In fact, Breuklander is not the first to observe this phenomenon, not even so about a Harper’s essay that approximately 1% of the American population has read and even fewer care about. My favourite example happened in 2005, when the experimental novelist Ben Marcus took offense to some essay Jonathan Franzen wrote about William Gaddis. There’s no point in really summarizing the deeply… specialist nature of the argument, but suffice it to say it involved a lot of tossing around of the word “elitist.” The most satisfying reaction to that arrived a couple months later in the letters section, from the writer Sherman Alexie. I’m hoping Harper’s won’t mind my reproducing that in full:
Does Ben Marcus, educated at NYU and Brown, employed by Columbia, and published by Anchor, Vintage, and Harper’s, truly believe that he is an excluded experimentalist? Does he honestly believe that Jonathan Franzen, educated at Swarthmore, once employed by Harvard, and published by FSG and Harper’s, is somehow more elitist? Or is Franzen the populist? Or is a populist elitist? Is there really much difference between Marcus and Franzen? This East Coast-East Coast Literary Rap War reminds me of the Far Side cartoon in which a lone penguin, suffering in a crowd of millions of exactly similar penguins, rises and shouts, “I just have to be me!”

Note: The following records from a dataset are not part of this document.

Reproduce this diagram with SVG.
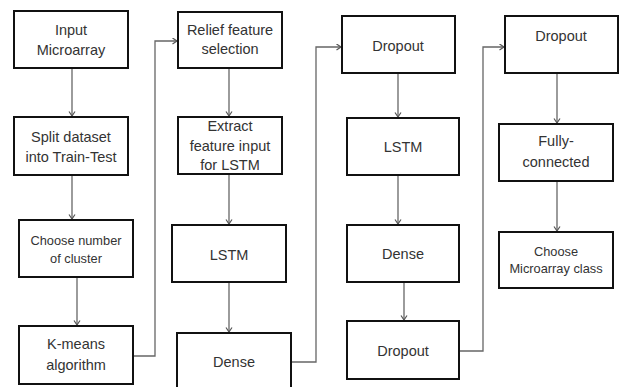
<svg xmlns="http://www.w3.org/2000/svg" width="625" height="387" viewBox="0 0 625 387">
<defs>
<marker id="arr" markerUnits="userSpaceOnUse" markerWidth="8" markerHeight="8" refX="5" refY="3.5" orient="auto">
<path d="M0.5,0.5 L5,3.5 L0.5,6.5" fill="none" stroke="#555" stroke-width="1.2"/>
</marker>
<style>
.box{fill:#fff;stroke:#111;stroke-width:2}
.t{font-family:"Liberation Sans",Arial,sans-serif;font-size:14.5px;fill:#333;text-anchor:middle}
.s{font-size:12.8px}
.c{fill:none;stroke:#666;stroke-width:1.3;marker-end:url(#arr)}
</style>
</defs>
<rect width="625" height="387" fill="#fff"/>
<g id="connectors">
<path class="c" d="M72,68 V116"/>
<path class="c" d="M72,175 V219"/>
<path class="c" d="M77,277 V325"/>
<path class="c" d="M133,356 H155 V41 H177"/>
<path class="c" d="M229,68 V116"/>
<path class="c" d="M229,174 V224"/>
<path class="c" d="M229,282 V332"/>
<path class="c" d="M291,362 H316 V47 H341"/>
<path class="c" d="M398,73 V117"/>
<path class="c" d="M398,175 V224"/>
<path class="c" d="M404,282 V320"/>
<path class="c" d="M459,351 H483 V47 H504"/>
<path class="c" d="M557,73 V123"/>
<path class="c" d="M557,181 V231"/>
</g>
<g id="input"><rect class="box" x="14" y="11" width="114" height="57"/><text class="t" x="71" y="35">Input</text><text class="t" x="71" y="55">Microarray</text></g>
<g id="split"><rect class="box" x="14" y="117" width="114" height="58"/><text class="t" x="71" y="142">Split dataset</text><text class="t" x="71" y="162">into Train-Test</text></g>
<g id="choose-cluster"><rect class="box" x="19" y="220" width="114" height="57"/><text class="t s" x="76" y="245">Choose number</text><text class="t s" x="76" y="263">of cluster</text></g>
<g id="kmeans"><rect class="box" x="19" y="326" width="114" height="58"/><text class="t" x="76" y="349">K-means</text><text class="t" x="76" y="370">algorithm</text></g>
<g id="relief"><rect class="box" x="178" y="12" width="104" height="56"/><text class="t" x="230" y="35">Relief feature</text><text class="t" x="230" y="54">selection</text></g>
<g id="extract"><rect class="box" x="178" y="117" width="104" height="57"/><text class="t" x="230" y="131">Extract</text><text class="t" x="230" y="151">feature input</text><text class="t" x="230" y="170">for LSTM</text></g>
<g id="lstm1"><rect class="box" x="172" y="225" width="114" height="57"/><text class="t" x="229" y="260">LSTM</text></g>
<g id="dense1"><rect class="box" x="177" y="333" width="114" height="60"/><text class="t" x="234" y="367">Dense</text></g>
<g id="dropout1"><rect class="box" x="342" y="16" width="113" height="57"/><text class="t" x="398" y="51">Dropout</text></g>
<g id="lstm2"><rect class="box" x="347" y="118" width="112" height="57"/><text class="t" x="403" y="152">LSTM</text></g>
<g id="dense2"><rect class="box" x="347" y="225" width="112" height="57"/><text class="t" x="403" y="259">Dense</text></g>
<g id="dropout2"><rect class="box" x="347" y="321" width="112" height="58"/><text class="t" x="403" y="356">Dropout</text></g>
<g id="dropout3"><rect class="box" x="505" y="16" width="113" height="57"/><text class="t" x="561" y="41">Dropout</text></g>
<g id="fully"><rect class="box" x="499" y="124" width="114" height="57"/><text class="t" x="556" y="146">Fully-</text><text class="t" x="556" y="167">connected</text></g>
<g id="choose-class"><rect class="box" x="499" y="232" width="114" height="56"/><text class="t s" x="556" y="256">Choose</text><text class="t s" x="556" y="273">Microarray class</text></g>
</svg>
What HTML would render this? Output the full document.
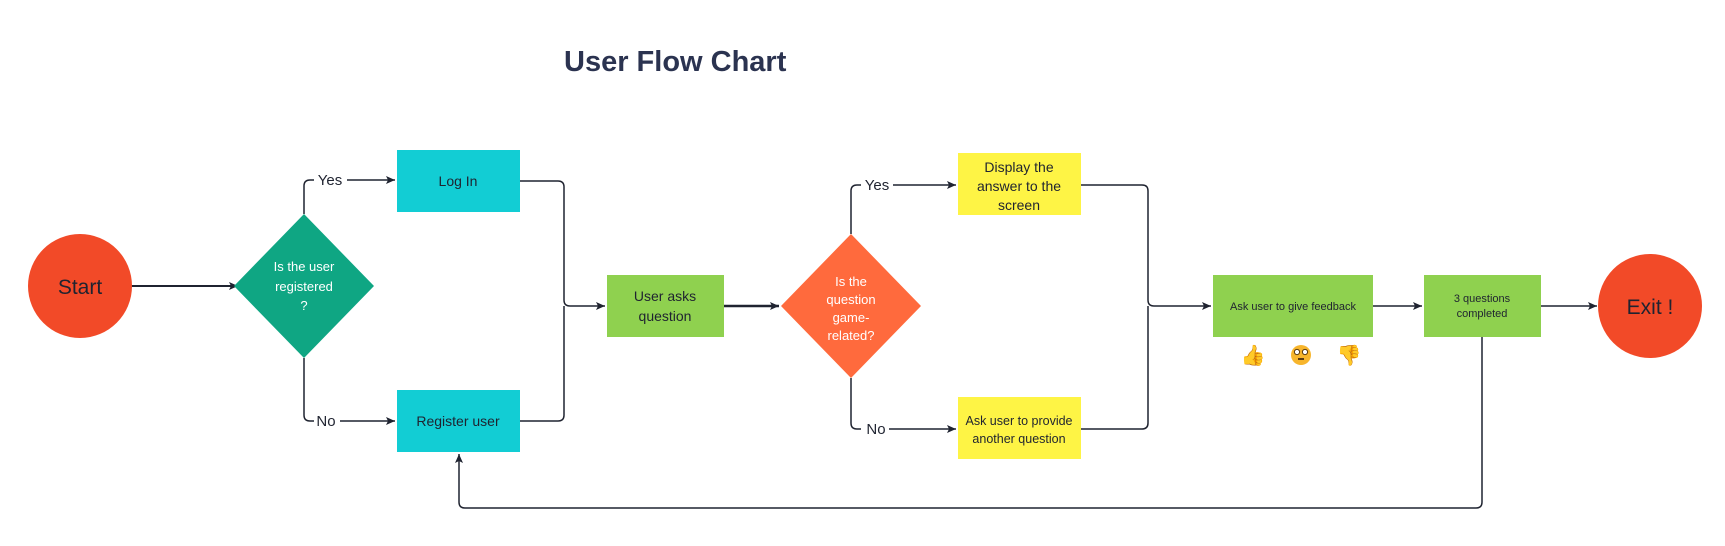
<!DOCTYPE html>
<html><head><meta charset="utf-8"><style>
html,body{margin:0;padding:0;background:#fff;}
svg{display:block;}
text{font-family:"Liberation Sans","DejaVu Sans",sans-serif;fill:#1f2330;}
</style></head><body>
<svg width="1725" height="546" viewBox="0 0 1725 546" xmlns="http://www.w3.org/2000/svg">
<defs>
<marker id="a" markerWidth="10" markerHeight="10" refX="9" refY="5" orient="auto" markerUnits="userSpaceOnUse">
<path d="M0,1 L9,5 L0,9 L2,5 Z" fill="#1f2330"/></marker>
</defs>
<text x="564" y="71" font-size="29" font-weight="bold" style="fill:#2b3350">User Flow Chart</text>
<g fill="none" stroke="#1f2330" stroke-width="1.5">
<path d="M127,286 H238" stroke-width="2" marker-end="url(#a)"/>
<path d="M304,214 V186 Q304,180 310,180 H314 M347,180 H395" marker-end="url(#a)"/>
<path d="M304,358 V415 Q304,421 310,421 H314 M340,421 H395" marker-end="url(#a)"/>
<path d="M520,181 H558 Q564,181 564,187 V300 Q564,306 570,306 H605" marker-end="url(#a)"/>
<path d="M520,421 H558 Q564,421 564,415 V306"/>
<path d="M724,306 H779" stroke-width="2.5" marker-end="url(#a)"/>
<path d="M851,234 V191 Q851,185 857,185 H861 M893,185 H956" marker-end="url(#a)"/>
<path d="M851,378 V423 Q851,429 857,429 H861 M889,429 H956" marker-end="url(#a)"/>
<path d="M1081,185 H1142 Q1148,185 1148,191 V300 Q1148,306 1154,306 H1211" marker-end="url(#a)"/>
<path d="M1081,429 H1142 Q1148,429 1148,423 V306"/>
<path d="M1373,306 H1422" marker-end="url(#a)"/>
<path d="M1541,306 H1597" marker-end="url(#a)"/>
<path d="M1482,337 V502 Q1482,508 1476,508 H465 Q459,508 459,502 V454" marker-end="url(#a)"/>
</g>
<circle cx="80" cy="286" r="52" fill="#f24a28"/>
<text x="80" y="294" font-size="21" text-anchor="middle">Start</text>
<polygon points="304,214 374,286 304,358 234,286" fill="#0fa683"/>
<g font-size="13" text-anchor="middle"><text x="304" y="271" style="fill:#fff">Is the user</text><text x="304" y="291" style="fill:#fff">registered</text><text x="304" y="310" style="fill:#fff">?</text></g>
<text x="330" y="185" font-size="15" text-anchor="middle">Yes</text>
<text x="326" y="426" font-size="15" text-anchor="middle">No</text>
<rect x="397" y="150" width="123" height="62" fill="#12cdd4"/>
<text x="458" y="186" font-size="14" text-anchor="middle">Log In</text>
<rect x="397" y="390" width="123" height="62" fill="#12cdd4"/>
<text x="458" y="426" font-size="14" text-anchor="middle">Register user</text>
<rect x="607" y="275" width="117" height="62" fill="#8fd14f"/>
<text x="665" y="301" font-size="14" text-anchor="middle">User asks</text>
<text x="665" y="321" font-size="14" text-anchor="middle">question</text>
<polygon points="851,234 921,306 851,378 781,306" fill="#ff6a3d"/>
<g font-size="13" text-anchor="middle"><text x="851" y="286" style="fill:#fff">Is the</text><text x="851" y="304" style="fill:#fff">question</text><text x="851" y="322" style="fill:#fff">game-</text><text x="851" y="340" style="fill:#fff">related?</text></g>
<text x="877" y="190" font-size="15" text-anchor="middle">Yes</text>
<text x="876" y="434" font-size="15" text-anchor="middle">No</text>
<rect x="958" y="153" width="123" height="62" fill="#fef445"/>
<g font-size="14" text-anchor="middle"><text x="1019" y="172">Display the</text><text x="1019" y="191">answer to the</text><text x="1019" y="210">screen</text></g>
<rect x="958" y="397" width="123" height="62" fill="#fef445"/>
<g font-size="12.5" text-anchor="middle"><text x="1019" y="425">Ask user to provide</text><text x="1019" y="443">another question</text></g>
<rect x="1213" y="275" width="160" height="62" fill="#8fd14f"/>
<text x="1293" y="310" font-size="11" text-anchor="middle">Ask user to give feedback</text>
<rect x="1424" y="275" width="117" height="62" fill="#8fd14f"/>
<text x="1482" y="302" font-size="11" text-anchor="middle">3 questions</text>
<text x="1482" y="317" font-size="11" text-anchor="middle">completed</text>
<circle cx="1650" cy="306" r="52" fill="#f24a28"/>
<text x="1650" y="314" font-size="21" text-anchor="middle">Exit !</text>
<g font-size="20" text-anchor="middle"><text x="1253" y="362">👍</text><text x="1349" y="362">👎</text></g>
<circle cx="1301" cy="355" r="10" fill="#f7b52c"/>
<circle cx="1297" cy="352" r="2.6" fill="#fff" stroke="#5a3a10" stroke-width="1"/>
<circle cx="1305" cy="352" r="2.6" fill="#fff" stroke="#5a3a10" stroke-width="1"/>
<rect x="1298" y="358" width="6" height="2" fill="#5a3a10"/>
</svg>
</body></html>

The penguin metaphor is apt because it conveys the bemusement, rather than anger, with which most non-white-guys I know greet grand arguments of this kind. At this point I just wait, and watch the arguments play out with the kind of affection I hold for my cat when, careening after a favored toy, she crashes into the wall.
Even the queerest penguin of color out there has concerns about the status of literature in a society where “avid readers” mostly stick to YA sensations and bestselling dog memoirs, of course. What makes the writing of white men so fascinating and funny is how even reasonable points come to be fueled by a sort of subconscious anxiety about the status of white men themselves. And to be clear, I don’t even mean that white men want to remain at the top of the status heap, or kick, say, Anne Carson to the curb. I mean sure, sometimes you get a “piece” so churlish and unreasoned that it cannot be explained any other way, like Isaac Chotiner’s recent declaration that Chimamanda Ngozi Adichie is the “most insufferable author” on the thin grounds that he didn’t like some of her mild remarks about American readers. But it’s not usually that way.
Where I’ve most noticed the anxiety in operation lately is actually in the white male critic’s review that seeks to correct certain gender imbalances in literature as a whole, and then… fails utterly in the attempt. Last summer, I wrote a piece for Slate about one of these, a review of James Wood’s review (oh boy) of Sheila Heti’s novel How Should a Person Be? The review, I thought, was very weird: noncommittal, puzzled, and as I put it at the time, “written with the air of one holding the offending item out at arm’s length, sniffing warily.” I kind of felt I’d proven my point when Wood told another publication that he thought his review was not negative, apparently already forgetting that he’d questioned Heti’s emotional age therein.
More recently, the anxiety monster reared its head in Adam Kirsch, at Tablet, reviewing Rachel Kushner’s novel The Flamethrowers with a long and ultimately unintelligible prelude about a panel on women and criticism. Then he added a ham-fisted point about what kinds of qualities are viewed as “male” and what as “female” in books: The Flamethrowers was “a macho novel by and about women, which may explain why it has been received so enthusiastically by the critics.” Disclosure: I chaired the panel, and appreciated the mention, though I thought Kirsch… rather missed the point. To my knowledge, no one at the panel seriously suggested that there was anything inherently “macho” about any kind of writing, but then we can’t be responsible for the way someone heard us, I guess.
Come to think of it, Kirsch’s mishearing might be a great metaphor for the problem. It’s not that these “white men” can’t comment intelligently on gender issues in the abstract; it’s that in practice, too, they seem to be in such a rush that they either misconstrue good points, or paper over them with their own, sometimes half-baked thoughts. It takes Brueklander, after all, three-quarters of his piece to get to the “much-discussed” VIDA statistics, which he dispenses with again in the space of a link. One wonders about the degree to which he thought he was telling us something we didn’t already know about the state of American literature. There’s a lesson somewhere in that, one about listening and processing and taking the time to carefully consider the input of others to write a more precise piece. But then, that’s not the way even well-meaning white male critics seem to do things, these days.